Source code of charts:
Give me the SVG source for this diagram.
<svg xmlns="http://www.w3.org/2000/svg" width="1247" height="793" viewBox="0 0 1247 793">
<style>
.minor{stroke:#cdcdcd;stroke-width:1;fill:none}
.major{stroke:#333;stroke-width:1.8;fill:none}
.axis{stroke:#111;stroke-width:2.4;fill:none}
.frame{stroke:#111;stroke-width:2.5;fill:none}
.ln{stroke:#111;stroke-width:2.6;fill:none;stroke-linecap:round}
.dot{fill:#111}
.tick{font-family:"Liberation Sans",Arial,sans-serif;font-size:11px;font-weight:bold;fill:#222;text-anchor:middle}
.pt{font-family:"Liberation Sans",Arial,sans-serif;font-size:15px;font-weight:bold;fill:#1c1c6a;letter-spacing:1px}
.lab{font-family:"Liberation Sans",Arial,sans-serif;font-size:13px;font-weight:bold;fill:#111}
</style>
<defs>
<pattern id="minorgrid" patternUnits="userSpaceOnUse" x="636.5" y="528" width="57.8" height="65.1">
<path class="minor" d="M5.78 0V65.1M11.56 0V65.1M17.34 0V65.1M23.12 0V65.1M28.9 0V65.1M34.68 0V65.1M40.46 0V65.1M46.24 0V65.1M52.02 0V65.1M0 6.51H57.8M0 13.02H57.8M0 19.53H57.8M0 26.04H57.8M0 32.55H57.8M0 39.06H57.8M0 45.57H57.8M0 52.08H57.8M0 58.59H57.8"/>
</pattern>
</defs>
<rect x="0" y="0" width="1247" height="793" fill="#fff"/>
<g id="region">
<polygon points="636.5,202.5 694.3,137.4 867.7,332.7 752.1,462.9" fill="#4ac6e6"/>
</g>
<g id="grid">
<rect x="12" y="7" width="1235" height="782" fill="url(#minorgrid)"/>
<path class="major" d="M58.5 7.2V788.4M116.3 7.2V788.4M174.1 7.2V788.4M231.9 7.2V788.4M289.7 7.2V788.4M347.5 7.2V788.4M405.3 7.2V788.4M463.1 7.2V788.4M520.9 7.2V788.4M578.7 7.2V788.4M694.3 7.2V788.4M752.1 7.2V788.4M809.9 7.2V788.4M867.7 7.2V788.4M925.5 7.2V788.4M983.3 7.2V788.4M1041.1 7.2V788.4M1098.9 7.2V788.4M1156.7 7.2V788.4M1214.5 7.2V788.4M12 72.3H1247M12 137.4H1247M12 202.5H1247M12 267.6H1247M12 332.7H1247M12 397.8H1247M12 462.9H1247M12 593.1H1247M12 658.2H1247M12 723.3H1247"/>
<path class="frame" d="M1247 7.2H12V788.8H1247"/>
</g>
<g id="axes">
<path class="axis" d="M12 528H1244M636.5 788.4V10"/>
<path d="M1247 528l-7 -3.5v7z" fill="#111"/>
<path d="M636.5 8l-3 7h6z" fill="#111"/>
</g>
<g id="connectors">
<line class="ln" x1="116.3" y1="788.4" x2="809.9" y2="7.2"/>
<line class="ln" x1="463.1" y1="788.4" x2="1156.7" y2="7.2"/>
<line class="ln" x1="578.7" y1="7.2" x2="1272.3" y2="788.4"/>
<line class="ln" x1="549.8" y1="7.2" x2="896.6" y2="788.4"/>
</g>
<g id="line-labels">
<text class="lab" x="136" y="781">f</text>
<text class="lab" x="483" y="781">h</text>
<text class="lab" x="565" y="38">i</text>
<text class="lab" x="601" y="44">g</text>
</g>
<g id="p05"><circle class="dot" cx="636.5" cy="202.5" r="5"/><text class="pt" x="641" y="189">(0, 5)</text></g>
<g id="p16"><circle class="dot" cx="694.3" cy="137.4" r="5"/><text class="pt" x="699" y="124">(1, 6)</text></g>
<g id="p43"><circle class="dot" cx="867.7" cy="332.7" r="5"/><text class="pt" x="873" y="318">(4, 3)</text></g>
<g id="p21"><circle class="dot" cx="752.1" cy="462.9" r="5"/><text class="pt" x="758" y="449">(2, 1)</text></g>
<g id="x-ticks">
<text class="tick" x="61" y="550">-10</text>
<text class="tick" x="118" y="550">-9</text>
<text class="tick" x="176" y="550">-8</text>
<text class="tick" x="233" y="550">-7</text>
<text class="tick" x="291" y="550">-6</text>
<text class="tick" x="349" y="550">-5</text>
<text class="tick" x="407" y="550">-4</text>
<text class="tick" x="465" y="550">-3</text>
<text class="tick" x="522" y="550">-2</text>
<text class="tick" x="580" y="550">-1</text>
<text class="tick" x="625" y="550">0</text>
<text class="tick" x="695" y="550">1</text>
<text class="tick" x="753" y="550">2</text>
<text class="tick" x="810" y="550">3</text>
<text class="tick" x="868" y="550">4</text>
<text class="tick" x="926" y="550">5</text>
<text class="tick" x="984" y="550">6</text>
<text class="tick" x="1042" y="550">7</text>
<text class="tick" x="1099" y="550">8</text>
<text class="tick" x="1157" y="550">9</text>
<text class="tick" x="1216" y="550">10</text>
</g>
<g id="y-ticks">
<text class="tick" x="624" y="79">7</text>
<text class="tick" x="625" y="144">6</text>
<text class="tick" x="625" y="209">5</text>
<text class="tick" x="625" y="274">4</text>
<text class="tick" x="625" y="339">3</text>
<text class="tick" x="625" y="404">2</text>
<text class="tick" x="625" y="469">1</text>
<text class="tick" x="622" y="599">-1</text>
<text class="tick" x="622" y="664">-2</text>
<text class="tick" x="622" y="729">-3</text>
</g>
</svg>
--
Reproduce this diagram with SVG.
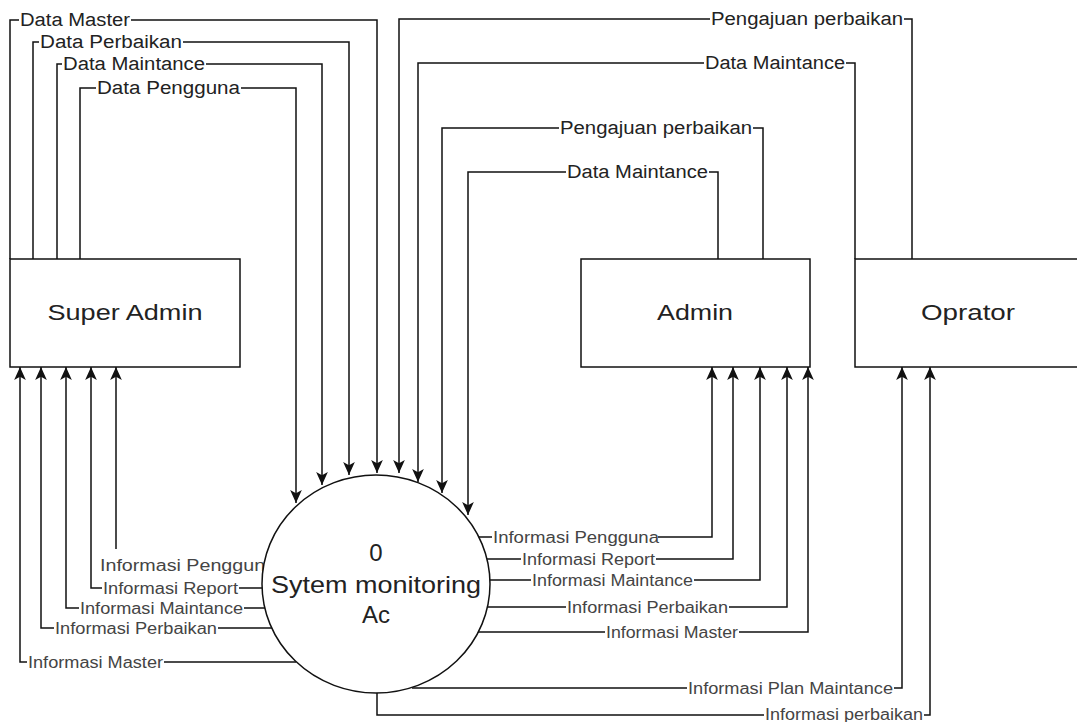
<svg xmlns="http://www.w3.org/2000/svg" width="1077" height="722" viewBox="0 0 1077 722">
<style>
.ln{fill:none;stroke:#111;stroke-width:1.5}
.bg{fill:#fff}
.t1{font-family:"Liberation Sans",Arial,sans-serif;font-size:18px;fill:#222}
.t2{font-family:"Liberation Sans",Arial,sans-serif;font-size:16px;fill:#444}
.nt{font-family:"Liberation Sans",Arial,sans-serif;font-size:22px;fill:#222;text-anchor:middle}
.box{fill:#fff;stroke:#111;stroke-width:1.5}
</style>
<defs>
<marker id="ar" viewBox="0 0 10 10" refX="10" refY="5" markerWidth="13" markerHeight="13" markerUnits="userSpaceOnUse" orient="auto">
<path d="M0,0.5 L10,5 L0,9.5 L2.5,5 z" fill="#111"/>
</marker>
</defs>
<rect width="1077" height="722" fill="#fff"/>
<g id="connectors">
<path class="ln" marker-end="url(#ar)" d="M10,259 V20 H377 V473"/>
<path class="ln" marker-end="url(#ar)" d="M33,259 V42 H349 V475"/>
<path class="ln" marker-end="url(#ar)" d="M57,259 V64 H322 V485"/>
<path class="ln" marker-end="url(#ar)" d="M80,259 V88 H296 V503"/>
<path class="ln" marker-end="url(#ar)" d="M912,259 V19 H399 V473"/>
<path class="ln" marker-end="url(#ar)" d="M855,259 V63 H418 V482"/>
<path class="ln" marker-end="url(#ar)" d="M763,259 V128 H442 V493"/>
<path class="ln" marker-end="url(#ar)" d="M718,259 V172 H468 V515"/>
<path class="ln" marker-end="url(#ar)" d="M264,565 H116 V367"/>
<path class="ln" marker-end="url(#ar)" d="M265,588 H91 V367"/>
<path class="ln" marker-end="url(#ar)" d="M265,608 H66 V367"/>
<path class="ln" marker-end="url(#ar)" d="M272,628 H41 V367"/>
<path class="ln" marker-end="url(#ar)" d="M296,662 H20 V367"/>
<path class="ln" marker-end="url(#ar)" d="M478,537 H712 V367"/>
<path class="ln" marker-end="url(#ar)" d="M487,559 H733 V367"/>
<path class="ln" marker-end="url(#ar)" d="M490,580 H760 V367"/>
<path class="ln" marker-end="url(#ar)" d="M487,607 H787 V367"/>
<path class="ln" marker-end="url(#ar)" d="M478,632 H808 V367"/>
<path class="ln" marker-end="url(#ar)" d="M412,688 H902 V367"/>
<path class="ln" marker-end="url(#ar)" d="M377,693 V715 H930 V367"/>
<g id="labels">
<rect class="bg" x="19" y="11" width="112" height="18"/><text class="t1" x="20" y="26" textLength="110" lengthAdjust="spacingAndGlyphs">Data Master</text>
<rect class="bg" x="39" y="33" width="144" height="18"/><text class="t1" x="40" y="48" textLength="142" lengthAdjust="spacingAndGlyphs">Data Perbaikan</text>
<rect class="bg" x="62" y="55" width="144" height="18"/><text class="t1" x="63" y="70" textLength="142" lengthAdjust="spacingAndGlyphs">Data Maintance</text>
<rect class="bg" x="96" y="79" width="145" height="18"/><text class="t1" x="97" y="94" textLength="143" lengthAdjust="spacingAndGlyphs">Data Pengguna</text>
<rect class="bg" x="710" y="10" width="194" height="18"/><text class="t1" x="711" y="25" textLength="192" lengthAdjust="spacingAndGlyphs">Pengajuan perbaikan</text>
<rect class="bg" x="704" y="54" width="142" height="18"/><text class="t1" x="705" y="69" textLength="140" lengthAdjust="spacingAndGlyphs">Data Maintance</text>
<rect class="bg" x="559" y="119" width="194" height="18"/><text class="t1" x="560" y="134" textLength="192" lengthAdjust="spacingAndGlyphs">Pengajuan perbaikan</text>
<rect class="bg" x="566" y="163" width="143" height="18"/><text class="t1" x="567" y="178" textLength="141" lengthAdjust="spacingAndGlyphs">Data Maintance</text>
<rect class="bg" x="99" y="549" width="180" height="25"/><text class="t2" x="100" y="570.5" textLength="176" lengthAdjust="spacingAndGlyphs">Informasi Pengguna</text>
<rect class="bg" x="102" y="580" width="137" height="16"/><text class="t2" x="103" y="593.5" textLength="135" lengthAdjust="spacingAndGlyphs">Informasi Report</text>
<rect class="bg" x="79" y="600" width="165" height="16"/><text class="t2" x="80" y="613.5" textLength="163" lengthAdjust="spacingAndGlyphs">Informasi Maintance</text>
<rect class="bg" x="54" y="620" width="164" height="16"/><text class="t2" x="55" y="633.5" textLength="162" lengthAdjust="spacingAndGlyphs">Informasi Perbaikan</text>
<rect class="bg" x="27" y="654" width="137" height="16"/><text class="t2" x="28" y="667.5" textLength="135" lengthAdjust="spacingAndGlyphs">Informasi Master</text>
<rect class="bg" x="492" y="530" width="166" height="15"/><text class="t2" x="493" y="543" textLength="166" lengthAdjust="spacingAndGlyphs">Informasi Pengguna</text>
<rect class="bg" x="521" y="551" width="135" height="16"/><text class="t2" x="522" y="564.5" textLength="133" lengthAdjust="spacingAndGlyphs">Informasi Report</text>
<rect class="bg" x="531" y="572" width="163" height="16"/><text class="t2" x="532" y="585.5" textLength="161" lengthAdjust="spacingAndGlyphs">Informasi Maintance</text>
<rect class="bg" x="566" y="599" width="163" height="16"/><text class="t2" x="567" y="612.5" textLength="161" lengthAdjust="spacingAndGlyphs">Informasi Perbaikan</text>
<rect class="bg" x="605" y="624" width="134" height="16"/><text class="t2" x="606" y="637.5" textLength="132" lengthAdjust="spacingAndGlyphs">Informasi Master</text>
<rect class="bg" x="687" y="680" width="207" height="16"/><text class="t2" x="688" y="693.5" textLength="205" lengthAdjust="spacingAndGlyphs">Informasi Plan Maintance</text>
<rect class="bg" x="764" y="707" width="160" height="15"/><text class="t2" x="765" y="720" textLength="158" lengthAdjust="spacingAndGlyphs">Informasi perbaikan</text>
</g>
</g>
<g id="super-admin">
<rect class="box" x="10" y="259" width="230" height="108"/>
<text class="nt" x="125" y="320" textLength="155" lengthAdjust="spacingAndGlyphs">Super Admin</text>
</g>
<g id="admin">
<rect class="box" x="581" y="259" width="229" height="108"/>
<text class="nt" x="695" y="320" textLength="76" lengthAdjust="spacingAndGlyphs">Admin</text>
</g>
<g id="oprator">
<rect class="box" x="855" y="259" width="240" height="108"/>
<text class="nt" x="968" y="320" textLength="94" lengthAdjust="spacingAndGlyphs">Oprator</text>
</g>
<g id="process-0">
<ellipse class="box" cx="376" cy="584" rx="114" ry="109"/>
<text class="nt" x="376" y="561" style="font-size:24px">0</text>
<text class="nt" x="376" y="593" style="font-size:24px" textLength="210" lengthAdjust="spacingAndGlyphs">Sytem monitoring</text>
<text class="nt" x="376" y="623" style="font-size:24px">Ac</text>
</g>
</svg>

Exercise task:
Scan the material above. Copy each line where "this" occurs.

Final result:
Give me the SVG source for this diagram.
Reproduce this diagram with SVG.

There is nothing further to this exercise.